CHILDERSBURG -- Jailah Swain signed a letter-of-intent to run track at West Alabama on Monday in the cafe at Childersburg High School.
Swain will run the 400-meter hurdles at West Alabama.
“It was a hard decision to make,” Swain said. “My top choices were Troy and West Alabama. I was just (determining my choice) on how the community was around there and the coach is … she is really nice. She is just like (Childersburg coach Evelyn Reeves), so that made me think, ‘Yeah, this is the school that I am going to.’
“I am pretty excited. I haven't done the 400 hurdles, so that’s a big jump. We are going to see how that goes.”
The small-town feel of Livingston also played a major role in Swain’s decision to choose West Alabama. Swain said when she went on her visit, she felt like she was at home.
“They kept emailing me,” Swain said. “My dad told me to write down a list of colleges from my top choice all the way down to my least favorite.
“I did that, and we went to go visit them. I stay in Kymulga; it is a little country town, so when I went to West Alabama, it was the exact same. It was cows and trees. I was so comfortable there.
“Troy has always been my dream school, but West Alabama offered more money, and that caught me.”
Reeves was thrilled her sprinter/hurdler will have an opportunity to get a good education while doing what she loves.
“It is a very exciting day for her, and it is also for me as a coach,” Reeves said. “The University of West Alabama had a chance to look at Jailah and see her potential and see how great of an athlete that she is.
“She works hard, she takes corrective criticism very well. She is always wanting to improve. She is a great team player and she is an awesome leader. They are truly getting a great athlete.”
Swain is a three-sport star at Childersburg: volleyball, basketball and track. On the basketball court, she was selected honorable mention all-state in Class 4A. She averaged 11.3 points and 4.4 rebounds per game and recorded 101 steals as a senior. She played a major role in leading Childersburg (33-2) to its first Final Four appearance.
Swain had several offers in basketball, but she felt West Alabama was a better opportunity for her.
“That’s what really took me so long to make my final decision, but I had more offers in track,” Swain said. “Basketball, my offers where from JUCO, and that was not the track that I was trying to go.”
Swain competes in the 100 and 400, as well as the 300 hurdles and the 4x100 relay.
Swain’s personal bests include a 12.55 in the 100, a 26.77 in the 200 and a 57.52 in the 400. Her personal record in the 300 hurdles is 47.48. A 50.48 split in the outdoor 4x400 is also a personal best.
In the final two meets of the season, Swain said she is working on dropping her time in the 300 hurdles leading up to the state meet in May.
“I really want to get my times down,” she said. “That's the main focus right now.

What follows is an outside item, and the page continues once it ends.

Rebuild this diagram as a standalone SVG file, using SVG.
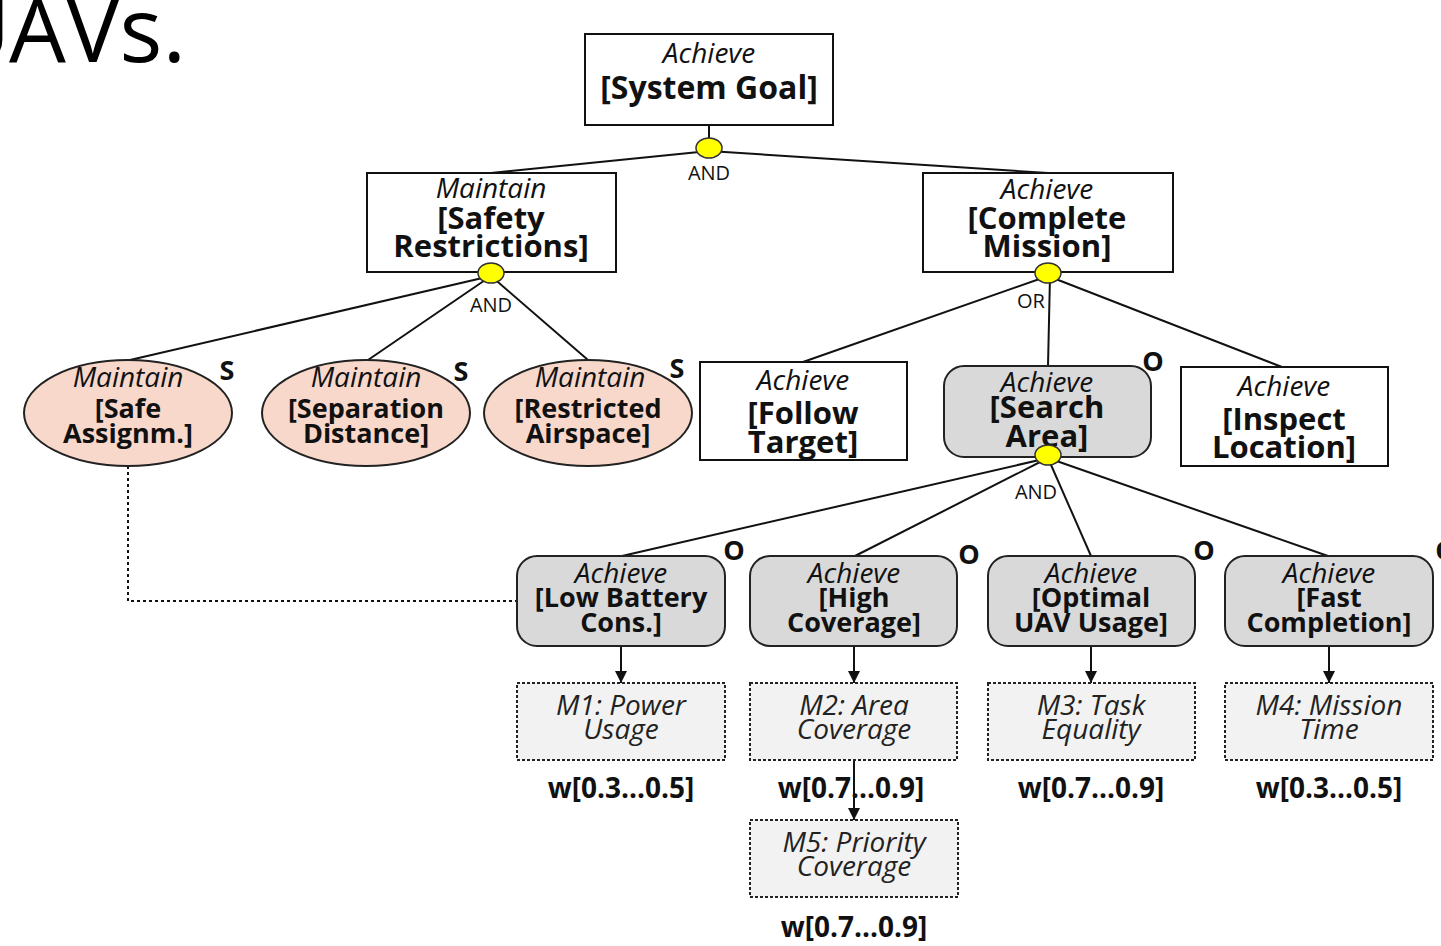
<svg xmlns="http://www.w3.org/2000/svg" width="1441" height="946" viewBox="0 0 1441 946">
<defs>
<style>
.box{fill:#fff;stroke:#111;stroke-width:2}
.soft{fill:#d9d9d9;stroke:#222;stroke-width:2}
.ell{fill:#f8d8cb;stroke:#222;stroke-width:2}
.meas{fill:#f2f2f2;stroke:#222;stroke-width:2;stroke-dasharray:3 2}
.dot{fill:#ffff00;stroke:#333;stroke-width:1.5}
.ln{stroke:#111;stroke-width:2;fill:none}
.dash{stroke:#111;stroke-width:2;fill:none;stroke-dasharray:3 3}
text{font-family:"Open Sans","Liberation Sans",sans-serif;fill:#111;text-anchor:middle}
.it{font-style:italic;font-size:28px}
.b{font-weight:bold;font-size:31px}
.bs{font-weight:bold;font-size:27px}
.mi{font-style:italic;font-size:28px;fill:#222}
.w{font-weight:bold;font-size:28px}
.op{font-size:20px}
.mk{font-weight:bold;font-size:27px}
</style>
<marker id="arr" viewBox="0 0 12 12" refX="12" refY="6" markerWidth="12" markerHeight="12" markerUnits="userSpaceOnUse" orient="auto">
<path d="M0,0 L12,6 L0,12 Z" fill="#111"/>
</marker>
</defs>

<text x="-55 9" y="62" style="font-size:90px;text-anchor:start;fill:#000">UAVs.</text>

<g id="connectors">
<line class="ln" x1="709" y1="125" x2="709" y2="140"/>
<line class="ln" x1="709" y1="151" x2="491" y2="173"/>
<line class="ln" x1="709" y1="151" x2="1048" y2="173"/>
<line class="ln" x1="491" y1="276" x2="130" y2="360"/>
<line class="ln" x1="491" y1="276" x2="368" y2="360"/>
<line class="ln" x1="491" y1="276" x2="588" y2="360"/>
<line class="ln" x1="1048" y1="276" x2="803" y2="362"/>
<line class="ln" x1="1050" y1="276" x2="1048" y2="366"/>
<line class="ln" x1="1048" y1="276" x2="1282" y2="367"/>
<line class="ln" x1="1048" y1="458" x2="622" y2="556"/>
<line class="ln" x1="1048" y1="458" x2="855" y2="556"/>
<line class="ln" x1="1048" y1="458" x2="1091" y2="556"/>
<line class="ln" x1="1048" y1="458" x2="1328" y2="556"/>
<path class="dash" d="M128,466 V601 H517"/>
<line class="ln" x1="621" y1="647" x2="621" y2="683" marker-end="url(#arr)"/>
<line class="ln" x1="854" y1="647" x2="854" y2="683" marker-end="url(#arr)"/>
<line class="ln" x1="1091" y1="647" x2="1091" y2="683" marker-end="url(#arr)"/>
<line class="ln" x1="1329" y1="647" x2="1329" y2="683" marker-end="url(#arr)"/>
<line class="ln" x1="854" y1="760" x2="854" y2="820" marker-end="url(#arr)"/>
<text class="op" x="709" y="180">AND</text>
<text class="op" x="491" y="312">AND</text>
<text class="op" x="1031" y="308">OR</text>
<text class="op" x="1036" y="499">AND</text>
</g>

<g id="system-goal">
<rect class="box" x="585" y="34" width="248" height="91"/>
<text class="it" x="709" y="63">Achieve</text>
<text class="b" x="709" y="99" style="font-size:32px">[System Goal]</text>
<ellipse class="dot" cx="709" cy="148" rx="13" ry="10"/>
</g>

<g id="safety-restrictions">
<rect class="box" x="367" y="173" width="249" height="99"/>
<text class="it" x="491" y="198">Maintain</text>
<text class="b" x="491" y="229">[Safety</text>
<text class="b" x="491" y="257">Restrictions]</text>
<ellipse class="dot" cx="491" cy="273" rx="13" ry="10"/>
</g>

<g id="complete-mission">
<rect class="box" x="923" y="173" width="250" height="99"/>
<text class="it" x="1047" y="199">Achieve</text>
<text class="b" x="1047" y="229">[Complete</text>
<text class="b" x="1047" y="257">Mission]</text>
<ellipse class="dot" cx="1048" cy="273" rx="13" ry="10"/>
</g>

<g id="safe-assignm">
<ellipse class="ell" cx="128" cy="413" rx="104" ry="53"/>
<text class="it" x="128" y="387">Maintain</text>
<text class="bs" x="128" y="418">[Safe</text>
<text class="bs" x="128" y="443">Assignm.]</text>
<text class="mk" x="227" y="380">S</text>
</g>

<g id="separation-distance">
<ellipse class="ell" cx="366" cy="413" rx="104" ry="53"/>
<text class="it" x="366" y="387">Maintain</text>
<text class="bs" x="366" y="418">[Separation</text>
<text class="bs" x="366" y="443">Distance]</text>
<text class="mk" x="461" y="381">S</text>
</g>

<g id="restricted-airspace">
<ellipse class="ell" cx="588" cy="413" rx="104" ry="53"/>
<text class="it" x="590" y="387">Maintain</text>
<text class="bs" x="588" y="418">[Restricted</text>
<text class="bs" x="588" y="443">Airspace]</text>
<text class="mk" x="677" y="378">S</text>
</g>

<g id="follow-target">
<rect class="box" x="700" y="362" width="207" height="98"/>
<text class="it" x="803" y="390">Achieve</text>
<text class="b" x="803" y="424">[Follow</text>
<text class="b" x="803" y="453">Target]</text>
</g>

<g id="search-area">
<rect class="soft" x="944" y="366" width="207" height="91" rx="20"/>
<text class="it" x="1047" y="392">Achieve</text>
<text class="b" x="1047" y="418">[Search</text>
<text class="b" x="1047" y="447">Area]</text>
<text class="mk" x="1153" y="371">O</text>
<ellipse class="dot" cx="1048" cy="455" rx="13" ry="10"/>
</g>

<g id="inspect-location">
<rect class="box" x="1181" y="367" width="207" height="99"/>
<text class="it" x="1284" y="396">Achieve</text>
<text class="b" x="1284" y="430">[Inspect</text>
<text class="b" x="1284" y="458">Location]</text>
</g>

<g id="low-battery">
<rect class="soft" x="517" y="556" width="208" height="90" rx="20"/>
<text class="it" x="621" y="583">Achieve</text>
<text class="bs" x="621" y="607">[Low Battery</text>
<text class="bs" x="621" y="632">Cons.]</text>
<text class="mk" x="734" y="560">O</text>
</g>

<g id="high-coverage">
<rect class="soft" x="750" y="556" width="207" height="90" rx="20"/>
<text class="it" x="854" y="583">Achieve</text>
<text class="bs" x="854" y="607">[High</text>
<text class="bs" x="854" y="632">Coverage]</text>
<text class="mk" x="969" y="564">O</text>
</g>

<g id="optimal-uav-usage">
<rect class="soft" x="988" y="556" width="207" height="90" rx="20"/>
<text class="it" x="1091" y="583">Achieve</text>
<text class="bs" x="1091" y="607">[Optimal</text>
<text class="bs" x="1091" y="632">UAV Usage]</text>
<text class="mk" x="1204" y="560">O</text>
</g>

<g id="fast-completion">
<rect class="soft" x="1225" y="556" width="208" height="90" rx="20"/>
<text class="it" x="1329" y="583">Achieve</text>
<text class="bs" x="1329" y="607">[Fast</text>
<text class="bs" x="1329" y="632">Completion]</text>
<text class="mk" x="1446" y="560">O</text>
</g>

<g id="m1">
<rect class="meas" x="517" y="683" width="208" height="77"/>
<text class="mi" x="621" y="715">M1: Power</text>
<text class="mi" x="621" y="739">Usage</text>
<text class="w" x="621" y="798">w[0.3...0.5]</text>
</g>

<g id="m2">
<rect class="meas" x="750" y="683" width="207" height="77"/>
<text class="mi" x="854" y="715">M2: Area</text>
<text class="mi" x="854" y="739">Coverage</text>
<text class="w" x="851" y="798">w[0.7...0.9]</text>
</g>

<g id="m3">
<rect class="meas" x="988" y="683" width="207" height="77"/>
<text class="mi" x="1091" y="715">M3: Task</text>
<text class="mi" x="1091" y="739">Equality</text>
<text class="w" x="1091" y="798">w[0.7...0.9]</text>
</g>

<g id="m4">
<rect class="meas" x="1225" y="683" width="208" height="77"/>
<text class="mi" x="1329" y="715">M4: Mission</text>
<text class="mi" x="1329" y="739">Time</text>
<text class="w" x="1329" y="798">w[0.3...0.5]</text>
</g>

<g id="m5">
<rect class="meas" x="750" y="820" width="208" height="77"/>
<text class="mi" x="854" y="852">M5: Priority</text>
<text class="mi" x="854" y="876">Coverage</text>
<text class="w" x="854" y="937">w[0.7...0.9]</text>
</g>
</svg>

I am trying to get down to a 45. I just want to win a state championship; that would be a good compliment in my graduating year.
“The girl that's in first place in the state is at 45. I know if I can get down to a 45, it will be easier to do that at state because I’ll know how to adjust my time.”
Terrance Wilson has trained some of the best track athletes from Talladega County over the last several years, including Missouri freshman standout and Sylacauga native Morgan O’Neal. Wilson lauds Swain’s drive to get better every day that she steps on the track.
“Jailah, she was a natural,” Wilson said. “I have known her for a long time, but I actually connected with her when she was a freshman. I saw the talent that she had in hurdles. She has a good work ethic, she will come out and train. I rarely heard her complain.
“Sometimes she would be there before I would get there. She was ready to set up the hurdles and set up the equipment. If she puts in the same time in college, she will have a very successful college career.”
Swain is grateful for everyone who played a role in making her dream a reality.
“I would like to thank my coaches: Coach Reeves and Coach Terrance,” she said. “I would like to thank my parents for pushing me to do what I do now. I would like to thank my family for supporting me. I would like to thank my basketball coach, Coach (Gavin) King. I would like to thank all of them. I am kind of sad to leave them.”